▶ [THE TASK] Output nothing but the number of lines that include the word "with".

● ● ● ● ● ● ●

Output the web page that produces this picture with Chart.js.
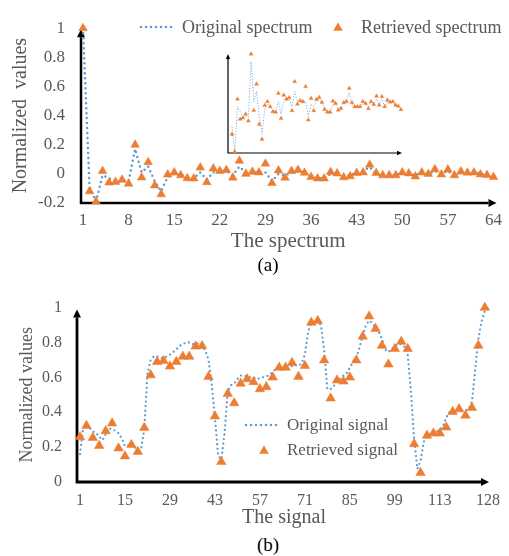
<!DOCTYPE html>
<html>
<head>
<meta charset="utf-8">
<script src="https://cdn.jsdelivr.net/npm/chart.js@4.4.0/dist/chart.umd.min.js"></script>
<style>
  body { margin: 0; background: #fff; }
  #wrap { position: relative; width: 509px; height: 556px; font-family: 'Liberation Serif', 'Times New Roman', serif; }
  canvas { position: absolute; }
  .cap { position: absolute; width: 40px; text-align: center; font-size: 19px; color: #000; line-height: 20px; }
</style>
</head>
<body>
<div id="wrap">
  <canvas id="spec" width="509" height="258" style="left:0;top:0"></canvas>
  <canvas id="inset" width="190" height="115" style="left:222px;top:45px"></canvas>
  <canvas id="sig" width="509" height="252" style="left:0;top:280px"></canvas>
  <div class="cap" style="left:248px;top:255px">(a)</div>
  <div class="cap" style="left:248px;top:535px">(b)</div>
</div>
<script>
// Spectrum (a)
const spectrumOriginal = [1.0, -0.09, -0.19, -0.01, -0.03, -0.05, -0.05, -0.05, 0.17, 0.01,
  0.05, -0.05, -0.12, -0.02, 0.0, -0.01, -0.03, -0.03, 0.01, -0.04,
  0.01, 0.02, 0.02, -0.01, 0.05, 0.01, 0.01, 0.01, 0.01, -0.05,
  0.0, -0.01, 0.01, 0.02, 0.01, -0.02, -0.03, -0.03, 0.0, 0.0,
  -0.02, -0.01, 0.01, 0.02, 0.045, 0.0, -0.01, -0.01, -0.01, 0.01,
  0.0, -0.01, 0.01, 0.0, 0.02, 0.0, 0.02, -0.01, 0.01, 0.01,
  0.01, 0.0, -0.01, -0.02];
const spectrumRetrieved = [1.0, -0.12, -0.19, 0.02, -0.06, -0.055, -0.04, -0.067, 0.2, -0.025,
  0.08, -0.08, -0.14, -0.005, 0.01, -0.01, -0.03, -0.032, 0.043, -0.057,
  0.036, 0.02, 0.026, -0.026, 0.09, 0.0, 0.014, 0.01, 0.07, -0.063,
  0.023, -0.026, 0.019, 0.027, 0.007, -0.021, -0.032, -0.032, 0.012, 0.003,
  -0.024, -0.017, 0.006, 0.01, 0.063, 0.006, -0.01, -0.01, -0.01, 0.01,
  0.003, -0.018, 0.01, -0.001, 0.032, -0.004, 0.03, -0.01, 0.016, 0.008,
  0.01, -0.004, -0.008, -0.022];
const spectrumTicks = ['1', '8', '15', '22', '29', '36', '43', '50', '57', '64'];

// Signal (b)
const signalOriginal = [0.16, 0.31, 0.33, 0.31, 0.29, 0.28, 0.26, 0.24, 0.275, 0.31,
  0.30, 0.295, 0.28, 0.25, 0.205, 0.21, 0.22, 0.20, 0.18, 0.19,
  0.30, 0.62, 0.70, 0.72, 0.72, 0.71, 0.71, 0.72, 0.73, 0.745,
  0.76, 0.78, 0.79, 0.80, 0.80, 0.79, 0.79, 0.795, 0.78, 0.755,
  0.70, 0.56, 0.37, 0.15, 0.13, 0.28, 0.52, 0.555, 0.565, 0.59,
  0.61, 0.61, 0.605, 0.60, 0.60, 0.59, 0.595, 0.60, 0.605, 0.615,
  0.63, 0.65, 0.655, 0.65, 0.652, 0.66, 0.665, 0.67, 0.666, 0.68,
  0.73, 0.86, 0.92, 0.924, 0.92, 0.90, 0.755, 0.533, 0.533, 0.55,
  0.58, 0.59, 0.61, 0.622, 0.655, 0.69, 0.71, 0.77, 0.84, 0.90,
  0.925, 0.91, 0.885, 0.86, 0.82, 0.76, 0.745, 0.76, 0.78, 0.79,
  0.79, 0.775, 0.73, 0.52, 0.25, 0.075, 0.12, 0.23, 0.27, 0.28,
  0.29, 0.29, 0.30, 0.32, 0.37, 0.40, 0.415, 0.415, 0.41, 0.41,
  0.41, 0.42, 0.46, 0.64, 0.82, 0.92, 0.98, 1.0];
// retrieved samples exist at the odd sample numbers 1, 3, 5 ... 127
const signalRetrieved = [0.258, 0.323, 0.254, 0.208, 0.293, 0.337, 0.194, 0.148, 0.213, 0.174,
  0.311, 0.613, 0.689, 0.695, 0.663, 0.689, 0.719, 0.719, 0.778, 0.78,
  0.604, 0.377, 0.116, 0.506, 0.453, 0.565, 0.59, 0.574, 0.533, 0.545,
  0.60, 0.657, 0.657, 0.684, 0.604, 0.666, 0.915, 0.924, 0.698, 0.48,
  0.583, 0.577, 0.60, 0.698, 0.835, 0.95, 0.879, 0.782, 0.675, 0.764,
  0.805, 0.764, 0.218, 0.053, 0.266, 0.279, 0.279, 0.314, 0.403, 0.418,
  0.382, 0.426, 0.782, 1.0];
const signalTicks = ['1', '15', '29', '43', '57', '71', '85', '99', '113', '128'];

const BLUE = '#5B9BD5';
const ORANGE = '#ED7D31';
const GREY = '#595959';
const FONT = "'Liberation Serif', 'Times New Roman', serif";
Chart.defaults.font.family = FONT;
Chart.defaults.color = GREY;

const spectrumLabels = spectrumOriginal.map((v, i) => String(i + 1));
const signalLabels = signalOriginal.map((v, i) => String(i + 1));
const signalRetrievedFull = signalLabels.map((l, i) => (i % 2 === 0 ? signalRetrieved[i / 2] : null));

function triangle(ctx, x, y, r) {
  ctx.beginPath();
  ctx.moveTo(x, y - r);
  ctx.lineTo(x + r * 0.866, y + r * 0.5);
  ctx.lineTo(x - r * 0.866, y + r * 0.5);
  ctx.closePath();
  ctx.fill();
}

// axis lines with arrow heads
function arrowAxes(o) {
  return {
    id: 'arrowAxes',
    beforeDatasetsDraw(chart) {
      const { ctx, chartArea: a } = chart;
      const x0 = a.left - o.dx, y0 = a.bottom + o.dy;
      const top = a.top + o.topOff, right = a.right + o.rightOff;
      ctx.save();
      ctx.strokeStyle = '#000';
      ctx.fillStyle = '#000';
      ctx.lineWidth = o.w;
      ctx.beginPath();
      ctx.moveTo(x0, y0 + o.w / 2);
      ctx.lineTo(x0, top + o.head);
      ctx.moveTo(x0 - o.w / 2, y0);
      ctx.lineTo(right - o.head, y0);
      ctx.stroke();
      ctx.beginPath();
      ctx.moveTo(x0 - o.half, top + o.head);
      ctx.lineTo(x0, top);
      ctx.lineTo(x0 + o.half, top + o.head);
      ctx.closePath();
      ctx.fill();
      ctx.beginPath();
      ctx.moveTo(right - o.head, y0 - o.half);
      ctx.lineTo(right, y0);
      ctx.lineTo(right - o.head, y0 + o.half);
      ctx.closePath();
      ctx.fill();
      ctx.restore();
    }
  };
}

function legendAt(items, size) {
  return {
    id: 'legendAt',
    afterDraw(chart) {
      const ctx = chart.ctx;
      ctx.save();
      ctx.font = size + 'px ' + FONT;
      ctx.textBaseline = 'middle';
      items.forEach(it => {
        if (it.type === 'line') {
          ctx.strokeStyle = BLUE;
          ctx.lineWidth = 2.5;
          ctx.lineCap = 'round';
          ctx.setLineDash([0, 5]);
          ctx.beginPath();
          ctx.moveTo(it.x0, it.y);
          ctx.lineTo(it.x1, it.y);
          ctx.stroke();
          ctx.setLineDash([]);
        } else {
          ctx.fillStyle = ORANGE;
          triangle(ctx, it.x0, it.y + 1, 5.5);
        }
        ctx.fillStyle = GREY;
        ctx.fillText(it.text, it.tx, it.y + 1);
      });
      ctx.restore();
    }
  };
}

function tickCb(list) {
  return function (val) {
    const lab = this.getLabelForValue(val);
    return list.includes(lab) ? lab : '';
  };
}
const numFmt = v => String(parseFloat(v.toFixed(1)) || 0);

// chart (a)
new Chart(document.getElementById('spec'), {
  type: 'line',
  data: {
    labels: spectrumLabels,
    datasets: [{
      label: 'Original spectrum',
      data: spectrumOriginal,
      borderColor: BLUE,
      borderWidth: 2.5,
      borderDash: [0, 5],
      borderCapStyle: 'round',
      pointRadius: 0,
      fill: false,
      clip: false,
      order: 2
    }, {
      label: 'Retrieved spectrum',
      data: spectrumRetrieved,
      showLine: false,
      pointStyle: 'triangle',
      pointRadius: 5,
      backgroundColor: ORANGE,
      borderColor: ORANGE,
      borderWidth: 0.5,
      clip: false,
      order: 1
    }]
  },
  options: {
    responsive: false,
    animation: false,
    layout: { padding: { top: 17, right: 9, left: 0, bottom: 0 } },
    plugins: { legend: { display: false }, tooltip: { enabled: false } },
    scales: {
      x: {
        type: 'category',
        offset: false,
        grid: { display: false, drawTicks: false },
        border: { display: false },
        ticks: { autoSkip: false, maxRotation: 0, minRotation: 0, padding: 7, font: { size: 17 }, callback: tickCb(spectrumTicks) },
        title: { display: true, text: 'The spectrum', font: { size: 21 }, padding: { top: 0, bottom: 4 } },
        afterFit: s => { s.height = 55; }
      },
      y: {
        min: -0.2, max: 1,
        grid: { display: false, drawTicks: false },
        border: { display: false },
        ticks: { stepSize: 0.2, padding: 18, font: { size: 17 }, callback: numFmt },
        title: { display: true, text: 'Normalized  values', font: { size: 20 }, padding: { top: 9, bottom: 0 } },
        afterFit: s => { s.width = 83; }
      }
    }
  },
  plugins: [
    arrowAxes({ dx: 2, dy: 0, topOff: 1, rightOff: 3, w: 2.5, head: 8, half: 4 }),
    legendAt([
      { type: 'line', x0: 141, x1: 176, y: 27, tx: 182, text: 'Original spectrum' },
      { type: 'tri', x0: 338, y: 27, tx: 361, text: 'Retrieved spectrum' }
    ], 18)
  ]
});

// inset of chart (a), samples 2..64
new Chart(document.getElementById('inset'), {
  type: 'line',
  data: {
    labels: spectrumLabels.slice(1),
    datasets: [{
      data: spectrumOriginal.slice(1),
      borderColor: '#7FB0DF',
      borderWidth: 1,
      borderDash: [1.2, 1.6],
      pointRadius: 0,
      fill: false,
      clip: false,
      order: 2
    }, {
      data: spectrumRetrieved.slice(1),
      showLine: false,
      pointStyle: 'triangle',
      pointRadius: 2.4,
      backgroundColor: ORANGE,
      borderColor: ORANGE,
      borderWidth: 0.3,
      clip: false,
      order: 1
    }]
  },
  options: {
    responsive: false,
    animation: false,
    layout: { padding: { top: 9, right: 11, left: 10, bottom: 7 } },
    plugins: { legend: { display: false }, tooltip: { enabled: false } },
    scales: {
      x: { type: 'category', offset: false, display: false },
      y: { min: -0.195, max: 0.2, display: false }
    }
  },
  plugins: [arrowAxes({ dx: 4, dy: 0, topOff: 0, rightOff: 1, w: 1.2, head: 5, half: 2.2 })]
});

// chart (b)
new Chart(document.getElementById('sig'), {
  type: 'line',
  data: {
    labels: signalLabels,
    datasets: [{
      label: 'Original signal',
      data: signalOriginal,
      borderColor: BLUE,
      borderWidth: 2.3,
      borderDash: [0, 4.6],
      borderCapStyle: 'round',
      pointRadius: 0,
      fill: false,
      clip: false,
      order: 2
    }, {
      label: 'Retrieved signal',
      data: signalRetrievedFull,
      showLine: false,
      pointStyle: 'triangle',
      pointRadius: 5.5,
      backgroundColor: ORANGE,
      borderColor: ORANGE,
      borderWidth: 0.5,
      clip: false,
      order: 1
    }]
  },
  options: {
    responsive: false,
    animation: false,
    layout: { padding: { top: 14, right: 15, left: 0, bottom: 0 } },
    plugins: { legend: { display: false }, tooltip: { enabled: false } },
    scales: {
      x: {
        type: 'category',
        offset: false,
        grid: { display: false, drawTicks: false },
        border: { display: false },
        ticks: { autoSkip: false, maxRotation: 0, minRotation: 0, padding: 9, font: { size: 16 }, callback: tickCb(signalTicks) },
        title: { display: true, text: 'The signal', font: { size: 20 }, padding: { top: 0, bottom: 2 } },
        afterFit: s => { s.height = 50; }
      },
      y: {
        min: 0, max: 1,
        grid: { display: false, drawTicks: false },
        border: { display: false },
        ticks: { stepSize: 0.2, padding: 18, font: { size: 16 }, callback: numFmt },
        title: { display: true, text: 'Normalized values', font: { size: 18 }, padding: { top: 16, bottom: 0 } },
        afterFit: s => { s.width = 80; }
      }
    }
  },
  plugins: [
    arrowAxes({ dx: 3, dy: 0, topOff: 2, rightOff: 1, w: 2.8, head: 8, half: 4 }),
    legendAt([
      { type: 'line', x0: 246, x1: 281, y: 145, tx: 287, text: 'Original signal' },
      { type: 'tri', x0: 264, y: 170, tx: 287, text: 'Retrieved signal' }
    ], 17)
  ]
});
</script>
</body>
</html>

● ● ● ● ● ● ●

▶ [WRITTEN REPLY] 2